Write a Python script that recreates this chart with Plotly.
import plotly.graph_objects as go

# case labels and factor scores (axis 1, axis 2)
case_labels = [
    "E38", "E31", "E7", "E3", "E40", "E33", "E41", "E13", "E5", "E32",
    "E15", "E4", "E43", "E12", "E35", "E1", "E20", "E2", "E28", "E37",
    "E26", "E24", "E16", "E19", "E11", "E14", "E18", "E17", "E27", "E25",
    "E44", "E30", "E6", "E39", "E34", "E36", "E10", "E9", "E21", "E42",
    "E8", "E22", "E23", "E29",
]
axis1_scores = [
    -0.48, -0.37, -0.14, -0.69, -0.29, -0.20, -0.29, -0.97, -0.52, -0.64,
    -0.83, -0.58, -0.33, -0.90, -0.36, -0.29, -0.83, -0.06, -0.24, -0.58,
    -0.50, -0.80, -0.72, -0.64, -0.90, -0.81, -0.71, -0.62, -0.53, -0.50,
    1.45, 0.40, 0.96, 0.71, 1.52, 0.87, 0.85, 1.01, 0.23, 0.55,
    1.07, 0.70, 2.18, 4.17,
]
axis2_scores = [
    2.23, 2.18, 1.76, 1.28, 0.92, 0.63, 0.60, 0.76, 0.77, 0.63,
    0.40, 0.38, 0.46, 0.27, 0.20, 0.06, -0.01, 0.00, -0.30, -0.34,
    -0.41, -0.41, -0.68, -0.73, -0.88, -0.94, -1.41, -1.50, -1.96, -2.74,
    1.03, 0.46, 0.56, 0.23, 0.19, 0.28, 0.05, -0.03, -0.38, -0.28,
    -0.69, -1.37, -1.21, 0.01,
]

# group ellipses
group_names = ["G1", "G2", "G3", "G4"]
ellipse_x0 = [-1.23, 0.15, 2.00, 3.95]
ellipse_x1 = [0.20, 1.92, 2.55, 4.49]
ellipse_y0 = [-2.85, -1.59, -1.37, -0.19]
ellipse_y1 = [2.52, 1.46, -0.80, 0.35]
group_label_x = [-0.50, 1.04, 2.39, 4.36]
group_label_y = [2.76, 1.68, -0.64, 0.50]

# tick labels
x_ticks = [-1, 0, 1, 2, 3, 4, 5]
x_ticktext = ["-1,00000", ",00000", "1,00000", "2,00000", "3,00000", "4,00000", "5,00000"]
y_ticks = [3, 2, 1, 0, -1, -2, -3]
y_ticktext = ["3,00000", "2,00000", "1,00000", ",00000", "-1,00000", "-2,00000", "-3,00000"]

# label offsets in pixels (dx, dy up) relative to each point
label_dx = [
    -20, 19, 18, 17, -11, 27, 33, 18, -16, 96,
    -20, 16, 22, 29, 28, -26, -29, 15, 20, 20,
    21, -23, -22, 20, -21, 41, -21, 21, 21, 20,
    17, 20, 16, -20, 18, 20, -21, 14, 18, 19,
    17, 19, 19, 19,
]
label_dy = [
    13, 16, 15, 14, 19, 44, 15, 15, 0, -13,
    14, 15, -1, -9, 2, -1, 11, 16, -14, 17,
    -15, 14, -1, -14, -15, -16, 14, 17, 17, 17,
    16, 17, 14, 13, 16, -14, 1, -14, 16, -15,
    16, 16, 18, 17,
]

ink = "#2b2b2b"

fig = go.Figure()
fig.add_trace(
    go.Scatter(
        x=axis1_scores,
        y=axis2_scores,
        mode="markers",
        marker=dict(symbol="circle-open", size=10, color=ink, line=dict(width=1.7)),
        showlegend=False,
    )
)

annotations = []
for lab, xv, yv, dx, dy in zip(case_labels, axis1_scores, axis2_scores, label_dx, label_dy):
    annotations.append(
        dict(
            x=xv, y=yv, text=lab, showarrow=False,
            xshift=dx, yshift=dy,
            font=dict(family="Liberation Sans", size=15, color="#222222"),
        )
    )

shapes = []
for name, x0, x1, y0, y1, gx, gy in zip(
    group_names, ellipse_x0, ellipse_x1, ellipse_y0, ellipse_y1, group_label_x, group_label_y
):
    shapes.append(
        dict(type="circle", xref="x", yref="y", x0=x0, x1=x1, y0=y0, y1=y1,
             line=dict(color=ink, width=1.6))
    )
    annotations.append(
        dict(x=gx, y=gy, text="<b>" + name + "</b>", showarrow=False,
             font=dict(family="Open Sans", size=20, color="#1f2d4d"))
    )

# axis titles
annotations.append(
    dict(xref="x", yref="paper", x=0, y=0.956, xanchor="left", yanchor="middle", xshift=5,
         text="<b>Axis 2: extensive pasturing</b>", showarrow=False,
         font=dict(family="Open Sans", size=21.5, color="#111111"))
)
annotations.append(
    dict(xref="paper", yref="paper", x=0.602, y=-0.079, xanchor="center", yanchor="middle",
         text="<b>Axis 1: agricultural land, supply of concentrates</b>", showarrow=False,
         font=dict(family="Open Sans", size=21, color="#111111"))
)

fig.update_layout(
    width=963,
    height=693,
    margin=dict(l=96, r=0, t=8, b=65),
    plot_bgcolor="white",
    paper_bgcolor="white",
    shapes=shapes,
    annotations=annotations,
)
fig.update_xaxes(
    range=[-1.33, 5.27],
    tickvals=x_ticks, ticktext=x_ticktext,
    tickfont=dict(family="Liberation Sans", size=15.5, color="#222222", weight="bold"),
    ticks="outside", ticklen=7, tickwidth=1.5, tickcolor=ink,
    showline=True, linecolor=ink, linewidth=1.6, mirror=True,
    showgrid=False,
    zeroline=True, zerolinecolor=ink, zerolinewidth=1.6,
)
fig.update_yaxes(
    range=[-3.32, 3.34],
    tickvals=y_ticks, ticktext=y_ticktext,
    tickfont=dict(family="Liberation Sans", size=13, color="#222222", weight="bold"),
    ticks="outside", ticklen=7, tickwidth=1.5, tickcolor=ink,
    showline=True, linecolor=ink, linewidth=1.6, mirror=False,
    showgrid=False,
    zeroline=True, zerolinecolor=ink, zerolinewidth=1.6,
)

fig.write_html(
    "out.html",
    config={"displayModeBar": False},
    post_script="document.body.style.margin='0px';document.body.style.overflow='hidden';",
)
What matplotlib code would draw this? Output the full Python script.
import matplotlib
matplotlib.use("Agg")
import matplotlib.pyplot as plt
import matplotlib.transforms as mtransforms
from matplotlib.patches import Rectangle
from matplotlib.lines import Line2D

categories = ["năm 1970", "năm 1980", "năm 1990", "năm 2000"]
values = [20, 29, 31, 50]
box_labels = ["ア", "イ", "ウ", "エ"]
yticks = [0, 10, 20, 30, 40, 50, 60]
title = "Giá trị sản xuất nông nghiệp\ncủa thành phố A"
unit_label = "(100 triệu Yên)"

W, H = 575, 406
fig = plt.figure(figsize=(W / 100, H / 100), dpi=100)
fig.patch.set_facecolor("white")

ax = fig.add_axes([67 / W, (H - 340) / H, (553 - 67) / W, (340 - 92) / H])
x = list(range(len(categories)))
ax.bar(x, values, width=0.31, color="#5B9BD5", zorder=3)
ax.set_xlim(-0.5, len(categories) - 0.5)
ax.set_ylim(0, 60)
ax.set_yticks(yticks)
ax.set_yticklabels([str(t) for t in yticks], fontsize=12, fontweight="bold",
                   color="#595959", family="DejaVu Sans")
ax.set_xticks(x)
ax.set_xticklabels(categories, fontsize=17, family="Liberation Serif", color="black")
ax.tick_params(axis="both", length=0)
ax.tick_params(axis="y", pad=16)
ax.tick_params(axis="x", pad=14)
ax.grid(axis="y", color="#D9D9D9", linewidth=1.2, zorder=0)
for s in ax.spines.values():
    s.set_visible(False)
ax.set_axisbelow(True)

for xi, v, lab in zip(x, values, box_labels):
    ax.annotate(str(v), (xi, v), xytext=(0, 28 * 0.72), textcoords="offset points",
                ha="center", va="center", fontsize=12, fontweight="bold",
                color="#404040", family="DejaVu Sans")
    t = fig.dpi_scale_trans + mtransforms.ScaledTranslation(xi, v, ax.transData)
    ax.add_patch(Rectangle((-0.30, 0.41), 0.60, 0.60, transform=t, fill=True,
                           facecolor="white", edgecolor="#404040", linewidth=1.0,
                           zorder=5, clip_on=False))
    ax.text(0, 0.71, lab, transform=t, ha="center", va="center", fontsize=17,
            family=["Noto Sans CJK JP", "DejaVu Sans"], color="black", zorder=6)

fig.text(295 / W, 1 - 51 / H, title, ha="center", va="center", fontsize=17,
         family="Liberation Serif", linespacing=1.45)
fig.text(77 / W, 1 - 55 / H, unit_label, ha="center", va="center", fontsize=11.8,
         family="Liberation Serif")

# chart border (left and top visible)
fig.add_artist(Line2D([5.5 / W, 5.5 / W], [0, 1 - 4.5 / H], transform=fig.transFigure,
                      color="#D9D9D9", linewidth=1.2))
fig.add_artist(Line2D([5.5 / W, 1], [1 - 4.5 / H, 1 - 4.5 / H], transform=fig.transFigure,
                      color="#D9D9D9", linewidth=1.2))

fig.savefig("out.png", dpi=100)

◇ ◇ ◇ ◇

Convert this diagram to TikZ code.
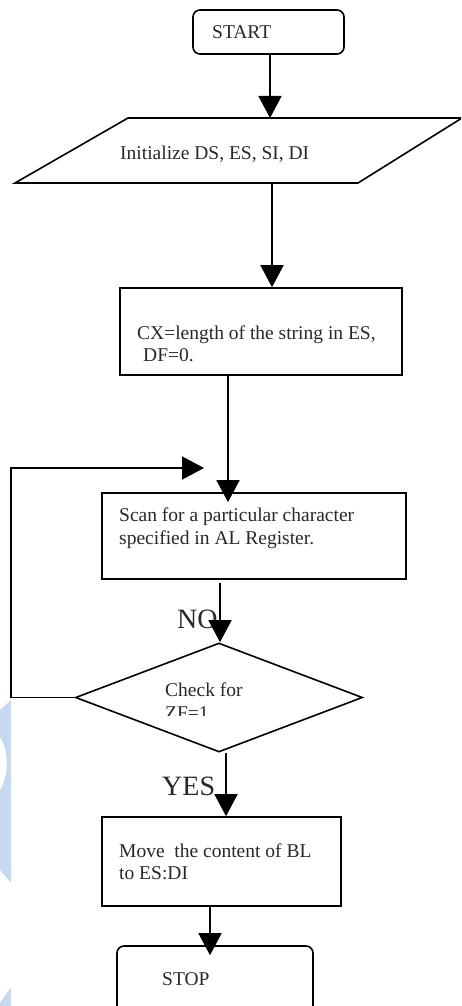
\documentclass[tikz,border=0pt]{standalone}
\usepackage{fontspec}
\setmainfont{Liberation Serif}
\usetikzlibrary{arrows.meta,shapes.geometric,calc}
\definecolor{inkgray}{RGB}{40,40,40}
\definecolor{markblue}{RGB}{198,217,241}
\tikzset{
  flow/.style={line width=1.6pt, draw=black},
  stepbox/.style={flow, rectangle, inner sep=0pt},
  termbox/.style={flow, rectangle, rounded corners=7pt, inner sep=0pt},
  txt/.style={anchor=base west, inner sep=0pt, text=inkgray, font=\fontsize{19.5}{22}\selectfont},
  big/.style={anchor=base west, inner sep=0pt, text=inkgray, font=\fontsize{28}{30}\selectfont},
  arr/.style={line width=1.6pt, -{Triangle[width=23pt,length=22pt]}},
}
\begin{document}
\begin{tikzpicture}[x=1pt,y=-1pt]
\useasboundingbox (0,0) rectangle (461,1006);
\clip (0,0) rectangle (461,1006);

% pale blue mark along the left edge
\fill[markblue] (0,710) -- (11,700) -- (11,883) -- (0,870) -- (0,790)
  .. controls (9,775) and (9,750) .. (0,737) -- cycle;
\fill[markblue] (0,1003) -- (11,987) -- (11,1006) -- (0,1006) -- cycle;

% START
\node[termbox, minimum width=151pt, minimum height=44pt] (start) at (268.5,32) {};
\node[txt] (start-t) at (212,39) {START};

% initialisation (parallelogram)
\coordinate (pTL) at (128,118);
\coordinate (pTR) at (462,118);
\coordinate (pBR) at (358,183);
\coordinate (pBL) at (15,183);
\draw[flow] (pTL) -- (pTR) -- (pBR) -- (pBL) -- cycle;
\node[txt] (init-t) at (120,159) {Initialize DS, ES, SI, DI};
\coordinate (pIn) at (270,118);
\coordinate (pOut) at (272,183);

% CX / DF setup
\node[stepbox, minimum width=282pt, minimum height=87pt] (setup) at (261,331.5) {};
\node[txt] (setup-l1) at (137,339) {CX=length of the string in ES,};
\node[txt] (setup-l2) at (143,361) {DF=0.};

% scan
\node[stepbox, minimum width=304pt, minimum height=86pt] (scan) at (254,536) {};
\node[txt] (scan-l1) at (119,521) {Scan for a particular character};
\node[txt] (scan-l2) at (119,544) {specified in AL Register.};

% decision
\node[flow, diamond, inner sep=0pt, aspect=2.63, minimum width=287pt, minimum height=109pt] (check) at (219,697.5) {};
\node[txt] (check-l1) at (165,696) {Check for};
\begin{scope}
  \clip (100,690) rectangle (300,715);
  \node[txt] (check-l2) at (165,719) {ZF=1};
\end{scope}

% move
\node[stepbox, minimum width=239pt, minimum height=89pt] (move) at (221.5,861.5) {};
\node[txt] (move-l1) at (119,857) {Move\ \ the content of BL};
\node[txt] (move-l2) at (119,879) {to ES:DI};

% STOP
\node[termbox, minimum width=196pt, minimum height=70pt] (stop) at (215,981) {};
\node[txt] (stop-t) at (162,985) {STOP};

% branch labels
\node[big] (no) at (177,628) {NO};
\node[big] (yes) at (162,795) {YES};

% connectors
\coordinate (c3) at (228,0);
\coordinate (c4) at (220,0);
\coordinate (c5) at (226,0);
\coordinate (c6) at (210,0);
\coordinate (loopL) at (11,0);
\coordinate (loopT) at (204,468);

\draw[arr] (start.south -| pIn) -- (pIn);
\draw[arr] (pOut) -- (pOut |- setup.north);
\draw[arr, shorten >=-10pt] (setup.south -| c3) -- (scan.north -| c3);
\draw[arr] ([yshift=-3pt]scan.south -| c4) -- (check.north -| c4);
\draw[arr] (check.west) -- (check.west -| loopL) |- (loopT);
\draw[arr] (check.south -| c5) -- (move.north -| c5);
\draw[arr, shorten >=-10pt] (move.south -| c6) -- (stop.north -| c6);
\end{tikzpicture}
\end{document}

◇ ◇ ◇ ◇

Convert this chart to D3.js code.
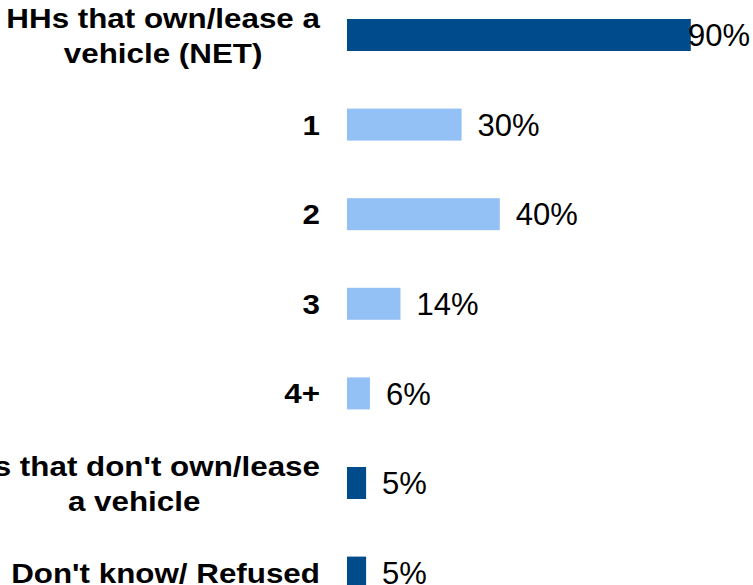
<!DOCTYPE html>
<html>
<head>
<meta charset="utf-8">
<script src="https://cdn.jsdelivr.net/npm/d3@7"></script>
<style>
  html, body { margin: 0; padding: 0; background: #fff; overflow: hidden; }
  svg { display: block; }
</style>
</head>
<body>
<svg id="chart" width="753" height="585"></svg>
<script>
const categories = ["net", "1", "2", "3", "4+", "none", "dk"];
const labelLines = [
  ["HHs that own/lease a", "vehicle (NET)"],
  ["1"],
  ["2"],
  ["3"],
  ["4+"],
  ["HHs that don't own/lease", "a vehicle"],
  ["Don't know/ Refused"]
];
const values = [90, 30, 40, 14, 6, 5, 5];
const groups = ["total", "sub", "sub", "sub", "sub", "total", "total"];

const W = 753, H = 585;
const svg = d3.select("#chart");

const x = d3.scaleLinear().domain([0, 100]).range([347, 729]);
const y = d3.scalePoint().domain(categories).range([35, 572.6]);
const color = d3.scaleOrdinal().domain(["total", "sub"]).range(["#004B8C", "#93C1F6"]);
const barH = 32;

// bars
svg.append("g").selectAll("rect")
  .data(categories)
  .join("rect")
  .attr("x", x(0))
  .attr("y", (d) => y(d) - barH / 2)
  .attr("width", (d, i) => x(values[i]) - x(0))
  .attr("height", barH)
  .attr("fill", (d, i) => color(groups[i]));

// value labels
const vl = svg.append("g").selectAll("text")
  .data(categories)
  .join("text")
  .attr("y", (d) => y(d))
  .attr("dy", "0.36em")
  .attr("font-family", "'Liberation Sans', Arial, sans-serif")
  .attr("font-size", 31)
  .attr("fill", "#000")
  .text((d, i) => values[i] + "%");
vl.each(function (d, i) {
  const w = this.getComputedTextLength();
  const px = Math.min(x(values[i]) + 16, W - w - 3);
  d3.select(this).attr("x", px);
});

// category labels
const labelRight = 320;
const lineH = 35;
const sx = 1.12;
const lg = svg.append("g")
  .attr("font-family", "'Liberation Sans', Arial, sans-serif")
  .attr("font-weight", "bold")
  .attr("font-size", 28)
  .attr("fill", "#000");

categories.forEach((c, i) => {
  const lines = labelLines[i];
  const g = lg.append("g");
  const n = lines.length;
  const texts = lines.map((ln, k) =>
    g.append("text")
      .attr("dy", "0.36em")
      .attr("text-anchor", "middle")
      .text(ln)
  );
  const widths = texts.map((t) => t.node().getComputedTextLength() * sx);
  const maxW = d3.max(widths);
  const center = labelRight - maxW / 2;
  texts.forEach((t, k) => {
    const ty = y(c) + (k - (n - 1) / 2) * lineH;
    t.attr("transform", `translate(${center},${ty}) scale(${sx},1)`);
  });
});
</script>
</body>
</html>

◇ ◇ ◇ ◇

Description of the task: Retype the section that opens with the line holding "Convert this diagram to TikZ code." and closes with the line holding "(start-t) at (212,39)", exactly as it reads, without any pictures.

The response:
Convert this diagram to TikZ code.
\documentclass[tikz,border=0pt]{standalone}
\usepackage{fontspec}
\setmainfont{Liberation Serif}
\usetikzlibrary{arrows.meta,shapes.geometric,calc}
\definecolor{inkgray}{RGB}{40,40,40}
\definecolor{markblue}{RGB}{198,217,241}
\tikzset{
  flow/.style={line width=1.6pt, draw=black},
  stepbox/.style={flow, rectangle, inner sep=0pt},
  termbox/.style={flow, rectangle, rounded corners=7pt, inner sep=0pt},
  txt/.style={anchor=base west, inner sep=0pt, text=inkgray, font=\fontsize{19.5}{22}\selectfont},
  big/.style={anchor=base west, inner sep=0pt, text=inkgray, font=\fontsize{28}{30}\selectfont},
  arr/.style={line width=1.6pt, -{Triangle[width=23pt,length=22pt]}},
}
\begin{document}
\begin{tikzpicture}[x=1pt,y=-1pt]
\useasboundingbox (0,0) rectangle (461,1006);
\clip (0,0) rectangle (461,1006);

% pale blue mark along the left edge
\fill[markblue] (0,710) -- (11,700) -- (11,883) -- (0,870) -- (0,790)
  .. controls (9,775) and (9,750) .. (0,737) -- cycle;
\fill[markblue] (0,1003) -- (11,987) -- (11,1006) -- (0,1006) -- cycle;

% START
\node[termbox, minimum width=151pt, minimum height=44pt] (start) at (268.5,32) {};
\node[txt] (start-t) at (212,39) {START};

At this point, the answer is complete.